Ascoltare brani d’opera, come canticchiare insieme una canzone di Édith Piaf, Jaques Brel o Barbara. Avevamo amici giornalisti, intellettuali ma ci piaceva anche chiacchierare con il pescatore che potevamo incontrare e magari sentire storie legate alla cucina e al territorio. La stessa cosa era per gli alberghi, potevano trascorrere qualche giorno in un hotel esclusivo come nel vecchio castello affacciato sul mare a Belle-Île-en-Mer in Bretagna o in qualche chambres d’hôtes di provincia che avessero, comunque, quel quid tipicamente francese. Così era anche per il cibo che per me è molto importante, come ho espresso in vari lavori a partire dal docufilm Il cibo dell’anima. Quando arrivo in un luogo mi interesso sempre ai menù e alle specialità che posso trovare.
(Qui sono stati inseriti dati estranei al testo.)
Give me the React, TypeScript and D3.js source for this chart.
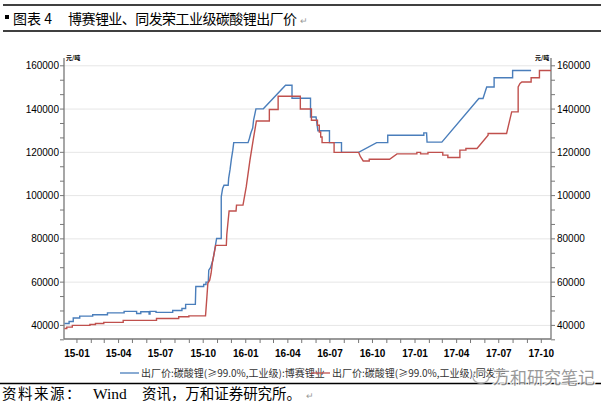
import React from "react";
import * as d3 from "d3";

const TITLE = "图表 4";
const TITLE_TEXT = "博赛锂业、同发荣工业级碳酸锂出厂价";
const SOURCE_PARTS = ["资料来源：", "Wind", "资讯，万和证券研究所。"];
const UNIT = "元/吨";
const SERIES_NAMES = [
  "出厂价:碳酸锂(≥99.0%,工业级):博赛锂业",
  "出厂价:碳酸锂(≥99.0%,工业级):同发荣",
];
const Y_TICKS = [40000, 60000, 80000, 100000, 120000, 140000, 160000];
const X_LABELS = ["15-01", "15-04", "15-07", "15-10", "16-01", "16-04", "16-07", "16-10", "17-01", "17-04", "17-07", "17-10"];

const BOSAI: [string, number][] = [
  ["2014-12-05", 40900], ["2014-12-15", 40900], ["2014-12-15", 41800], ["2014-12-24", 41800],
  ["2014-12-24", 43400], ["2015-01-07", 43400], ["2015-01-07", 44300], ["2015-02-04", 44300],
  ["2015-02-04", 44900], ["2015-03-08", 44900], ["2015-03-08", 45800], ["2015-04-13", 45800],
  ["2015-04-13", 46500], ["2015-05-10", 46500], ["2015-05-10", 45500], ["2015-05-19", 45500],
  ["2015-05-19", 46300], ["2015-06-06", 46300], ["2015-06-06", 45200], ["2015-06-08", 45200],
  ["2015-06-08", 46500], ["2015-06-21", 46500], ["2015-06-21", 46000], ["2015-07-27", 46000],
  ["2015-07-27", 46900], ["2015-08-16", 46900], ["2015-08-16", 47800], ["2015-08-24", 47800],
  ["2015-08-24", 49700], ["2015-09-14", 49700], ["2015-09-15", 58000], ["2015-10-02", 58000],
  ["2015-10-02", 58900], ["2015-10-07", 58900], ["2015-10-07", 60000], ["2015-10-12", 60000],
  ["2015-10-13", 65500], ["2015-10-17", 66800], ["2015-10-22", 70200], ["2015-10-26", 75100],
  ["2015-10-30", 80200], ["2015-11-09", 80200], ["2015-11-09", 99400], ["2015-11-12", 103300],
  ["2015-11-15", 104800], ["2015-11-24", 104800], ["2015-11-25", 108000], ["2015-11-28", 112000],
  ["2015-12-01", 117000], ["2015-12-04", 121000], ["2015-12-06", 124500], ["2016-01-06", 124500],
  ["2016-01-09", 126500], ["2016-01-12", 128900], ["2016-01-16", 131200], ["2016-01-18", 135000],
  ["2016-01-20", 137000], ["2016-01-23", 140100], ["2016-02-08", 140100], ["2016-03-27", 151000],
  ["2016-04-10", 151000], ["2016-04-10", 145000], ["2016-05-20", 145000], ["2016-05-20", 136300],
  ["2016-06-01", 136300], ["2016-06-05", 130000], ["2016-06-30", 130000], ["2016-06-30", 124500],
  ["2016-07-26", 124500], ["2016-07-26", 120000], ["2016-09-01", 120000], ["2016-10-10", 124500],
  ["2016-11-03", 124500], ["2016-11-03", 127900], ["2017-01-20", 127900], ["2017-01-20", 129000],
  ["2017-01-26", 129000], ["2017-01-27", 124700], ["2017-02-28", 124700], ["2017-05-19", 144900],
  ["2017-05-28", 144900], ["2017-06-01", 147500], ["2017-06-05", 150200], ["2017-06-21", 150200],
  ["2017-06-21", 154500], ["2017-07-31", 154500], ["2017-07-31", 157800], ["2017-09-09", 157800],
];

const TONGFARONG: [string, number][] = [
  ["2014-12-05", 38600], ["2014-12-10", 38600], ["2014-12-10", 39200], ["2014-12-22", 39200],
  ["2014-12-22", 40000], ["2015-01-29", 40000], ["2015-01-29", 40400], ["2015-02-10", 40400],
  ["2015-02-10", 40900], ["2015-02-28", 40900], ["2015-02-28", 41400], ["2015-04-11", 41400],
  ["2015-04-11", 42300], ["2015-06-22", 42300], ["2015-06-22", 43200], ["2015-08-09", 43200],
  ["2015-08-09", 44000], ["2015-08-31", 44000], ["2015-08-31", 44400], ["2015-10-06", 44400],
  ["2015-10-09", 53200], ["2015-10-11", 59400], ["2015-10-15", 60900], ["2015-10-18", 64000],
  ["2015-10-21", 69200], ["2015-10-28", 77000], ["2015-11-20", 77000], ["2015-11-21", 82000],
  ["2015-11-24", 88600], ["2015-11-26", 92900], ["2015-12-11", 92900], ["2015-12-12", 95600],
  ["2015-12-26", 95600], ["2016-01-02", 104000], ["2016-01-10", 116300], ["2016-01-17", 125600],
  ["2016-01-24", 134500], ["2016-02-21", 134500], ["2016-02-21", 139800], ["2016-03-11", 139800],
  ["2016-03-11", 145900], ["2016-04-28", 145900], ["2016-04-28", 140000], ["2016-05-22", 140000],
  ["2016-05-22", 134800], ["2016-06-04", 134800], ["2016-06-04", 132500], ["2016-06-08", 132500],
  ["2016-06-08", 129400], ["2016-06-11", 129400], ["2016-06-11", 127100], ["2016-06-14", 127100],
  ["2016-06-14", 124500], ["2016-07-10", 124500], ["2016-07-10", 120000], ["2016-09-01", 120000],
  ["2016-09-05", 118000], ["2016-09-11", 116000], ["2016-09-24", 116000], ["2016-09-24", 116800],
  ["2016-11-07", 116800], ["2016-11-23", 119300], ["2017-01-05", 119300], ["2017-01-05", 120000],
  ["2017-01-13", 120000], ["2017-01-13", 119300], ["2017-01-29", 119300], ["2017-01-29", 120000],
  ["2017-03-02", 120000], ["2017-03-02", 118700], ["2017-03-13", 118700], ["2017-03-13", 117600],
  ["2017-04-08", 117600], ["2017-04-08", 121000], ["2017-04-21", 121000], ["2017-04-21", 121800],
  ["2017-05-15", 121800], ["2017-06-08", 127900], ["2017-06-08", 128700], ["2017-07-18", 128700],
  ["2017-07-29", 138700], ["2017-08-12", 138700], ["2017-08-12", 150200], ["2017-08-16", 151800],
  ["2017-08-20", 152500], ["2017-09-09", 152500], ["2017-09-09", 154500], ["2017-09-27", 154500],
  ["2017-09-27", 157800], ["2017-10-22", 157800],
];

const COLORS = ["#4a7ebb", "#c0504d"];

const parse = d3.timeParse("%Y-%m-%d");

export default function App() {
  const W = 601, H = 406;
  const left = 64, right = 551, axTop = 58, axBottom = 339;
  const x = d3.scaleTime()
    .domain([parse("2014-12-04")!, parse("2017-10-22")!])
    .range([left, right]);
  const y = d3.scaleLinear().domain([40000, 160000]).range([325.4, 65.8]);

  const line = d3.line<[string, number]>()
    .x((d) => x(parse(d[0])!))
    .y((d) => y(d[1]));

  const months = d3.timeMonth.range(parse("2015-01-01")!, parse("2017-10-02")!);
  const quarterDates = X_LABELS.map((l) => parse(`20${l}-01`)!);

  const minorStep = 20000 / 3;
  const minorTicks: number[] = [];
  for (let v = 40000 - minorStep; v <= 160000 + 1; v += minorStep) minorTicks.push(v);

  const axisColor = "#777";
  const numFont = "'Liberation Sans', Arial, sans-serif";
  const cjk = "'Noto Sans CJK SC', sans-serif";
  const serif = "'Liberation Serif', 'Times New Roman', serif";

  return (
    <svg width={W} height={H} style={{ position: "absolute", left: 0, top: 0, background: "#fff" }}>
      {/* title */}
      <line x1={3} x2={601} y1={5} y2={5} stroke="#000" strokeWidth={1.5} />
      <line x1={3} x2={601} y1={31} y2={31} stroke="#000" strokeWidth={1.5} />
      <rect x={5} y={15} width={4} height={4} fill="#000" />
      <text x={13} y={24} fontFamily={cjk} fontSize={14} fill="#000">{TITLE}</text>
      <text x={68} y={24} fontFamily={cjk} fontSize={14} textLength={229} lengthAdjust="spacing" fill="#000">{TITLE_TEXT}</text>
      <text x={300} y={24} fontFamily={cjk} fontSize={9} fill="#999">↵</text>

      {/* gridlines */}
      {Y_TICKS.map((v) => (
        <line key={"g" + v} x1={left} x2={right} y1={y(v)} y2={y(v)} stroke="#e6e6e6" strokeWidth={1} />
      ))}

      {/* axes */}
      <line x1={left} x2={left} y1={axTop} y2={axBottom} stroke={axisColor} strokeWidth={1.3} />
      <line x1={right} x2={right} y1={axTop} y2={axBottom} stroke={axisColor} strokeWidth={1.3} />
      <line x1={left} x2={right} y1={axBottom} y2={axBottom} stroke={axisColor} strokeWidth={1.3} />

      {minorTicks.map((v, i) => (
        <g key={"t" + i}>
          <line x1={left - 4} x2={left} y1={y(v)} y2={y(v)} stroke={axisColor} strokeWidth={1} />
          <line x1={right} x2={right + 4} y1={y(v)} y2={y(v)} stroke={axisColor} strokeWidth={1} />
        </g>
      ))}
      {Y_TICKS.map((v) => (
        <g key={"l" + v}>
          <text x={left - 5} y={y(v) + 3.5} textAnchor="end" fontFamily={numFont} fontSize={10} fill="#000">{v}</text>
          <text x={right + 6} y={y(v) + 3.5} textAnchor="start" fontFamily={numFont} fontSize={10} fill="#000">{v}</text>
        </g>
      ))}
      <text x={66} y={60} fontFamily={cjk} fontSize={6} fontWeight="bold" fill="#000">{UNIT}</text>
      <text x={535} y={60} fontFamily={cjk} fontSize={6} fontWeight="bold" fill="#000">{UNIT}</text>

      {months.map((d, i) => (
        <line key={"m" + i} x1={x(d)} x2={x(d)} y1={axBottom} y2={axBottom + 4} stroke={axisColor} strokeWidth={1} />
      ))}
      {quarterDates.map((d, i) => (
        <text key={"q" + i} x={x(d)} y={357} textAnchor="middle" fontFamily={numFont} fontSize={10} fontWeight="bold" fill="#000">
          {X_LABELS[i]}
        </text>
      ))}

      {/* series */}
      <path d={line(BOSAI) || ""} fill="none" stroke={COLORS[0]} strokeWidth={1.4} />
      <path d={line(TONGFARONG) || ""} fill="none" stroke={COLORS[1]} strokeWidth={1.4} />

      {/* legend */}
      <line x1={120} x2={139} y1={373} y2={373} stroke={COLORS[0]} strokeWidth={1.3} />
      <text x={141} y={377} fontFamily={cjk} fontSize={10} fill="#333">{SERIES_NAMES[0]}</text>
      <line x1={311} x2={330} y1={373} y2={373} stroke={COLORS[1]} strokeWidth={1.3} />
      <text x={332} y={377} fontFamily={cjk} fontSize={10} fill="#333">{SERIES_NAMES[1]}</text>

      {/* source */}
      <line x1={0} x2={601} y1={383.5} y2={383.5} stroke="#000" strokeWidth={1.5} />
      <text x={2} y={399} fontFamily={cjk} fontSize={14.5} letterSpacing={1.5} fill="#000">{SOURCE_PARTS[0]}</text>
      <text x={93} y={399} fontFamily={serif} fontSize={15.5} fill="#000">{SOURCE_PARTS[1]}</text>
      <text x={142} y={399} fontFamily={cjk} fontSize={14.5} textLength={159} lengthAdjust="spacing" fill="#000">{SOURCE_PARTS[2]}</text>
      <text x={306} y={399} fontFamily={cjk} fontSize={9} fill="#999">↵</text>

      {/* watermark */}
      <g opacity={0.85}>
        <ellipse cx={481} cy={377} rx={8} ry={6.5} fill="none" stroke="#aaa" strokeWidth={1.3} />
        <text x={493} y={384} fontFamily={cjk} fontSize={17} fill="#888" stroke="#fff" strokeWidth={2.5} paintOrder="stroke">万和研究笔记</text>
      </g>
    </svg>
  );
}
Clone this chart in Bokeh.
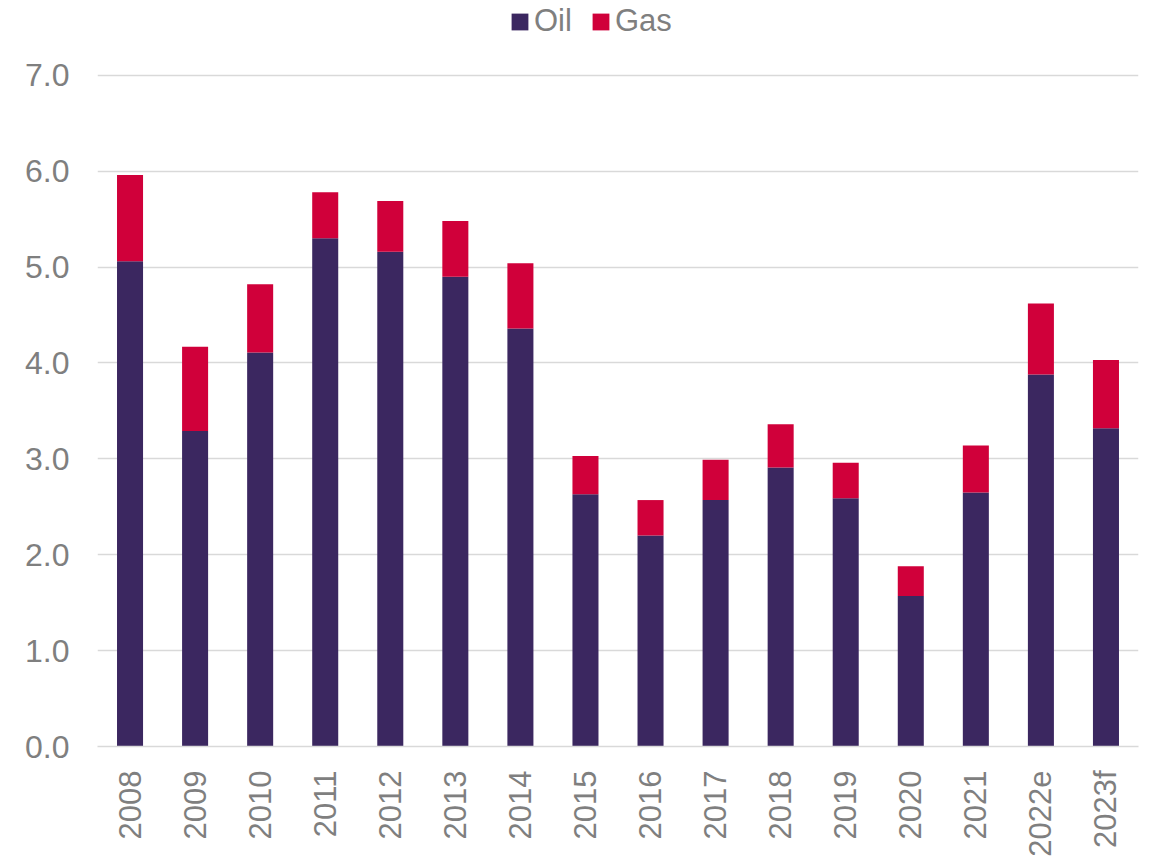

A Sète, ad esempio, c’è un bellissimo mercato dove per pochi soldi si trovano ostriche e crostacei. In Bretagna andavamo a cercare i «contadini del mare»: quando tornavano con le loro barche mettevano due sedie davanti all’approdo così, davanti al mare, gustavamo ostriche e grandi granchi con un buon bicchiere di vino. Altre volte ci andava di andare a cena nel più raffinato ristorante francese della zona. Michèle è venuta a mancare nel 2021, ma anche ricordi come questi me la fanno sentire vicina. Ho sempre in mente l’immagine di lei seduta nell’automobile, accanto a me – la copilote come piaceva definirsi – con la mappa aperta sulle ginocchia intenta a studiare un nuovo percorso.